For some reason, Córdoba produced some really great philosophers: Seneca, Averroës and Maimonides lived here. The latter two brought Aristotle to Western Europe.



The great mosque is really worth the whole trip. It is really a huge covered space – like the great bazaar in Istanbul. A forest of columns supporting horseshoe arches of alternating white stone and red brick. Row behind row of these lovely things produces a wonderfully hypnotic effect as one strolls through. It must have been great to come in here on a hot summer’s day, into the cool of the House of Prayer. 


                                   


Outside is a somewhat smaller space – the Orange Patio – with orange trees instead of columns and a fountain at the center for the ablutions required before entering the mosque. (Background is cathedral elevation; i5ts footprint occupies only a small percentage of the space).




The loveliest part of the building is the Qiblah, or niche indicating the direction of Mecca. 







Only this is somewhat more than a niche. Mosaics and a cupola with a glorious ceiling.

The Christians put their rather small cathedral right in the middle of the mosque. St. Ferdinand was careful not to wreck anything too terribly. He mostly built up. But Charles V redid it in the 16thh C., and was publicly disappointed with the result. More gold. More ornate work. Here’s the sanctuary lamp. [To get an idea of its size, see if you can spot the little glass lamp in the middle, which is about 18” high. Solid silver.]




The Hotel Maimonides was a good deal (big, and lots of empty rooms this time of year. It is literally steps from the main entrance to the mosque. Right across the street, and the streets are narrow. Fun to walk around, because autos are banned and you get the feel of a medieval city. And then there is the Roman bridge. Built in 1 BC, for 2,000 years it was the ONLY bridge in town. New ones were built only in the 20th C. 




It seems as good as ever, although it is now retired, in that it’s reserved for pedestrians. One wonders whether anything our civilization has built will last for two millennia.

Pretty interesting food. Something called flamenquines, which are thin slices of pork loin rolled and stuffed with ham and then deep-dried. 
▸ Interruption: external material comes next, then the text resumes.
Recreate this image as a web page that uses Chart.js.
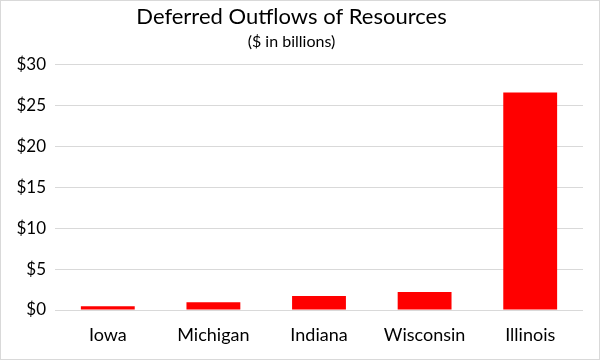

Also tried some really good tapas at a nice Flamenco tavern in the warren of streets behind the hotel: some honest-to-God acorn-fed Iberian ham and something called eggplants with honey. The ham is a classic: like prosciutto only better. They slice it extremely thin. It is the color of cordovan leather, but marbleized and tender. The eggplant was like little donuts, but, in fact, made out of eggplant, somehow. I arrived at 8:30 – long before the action starts – so the music was recorded: flamenco alternating with Spanish Christmas carols.

Tomorrow, on to Granada and the Alhambra.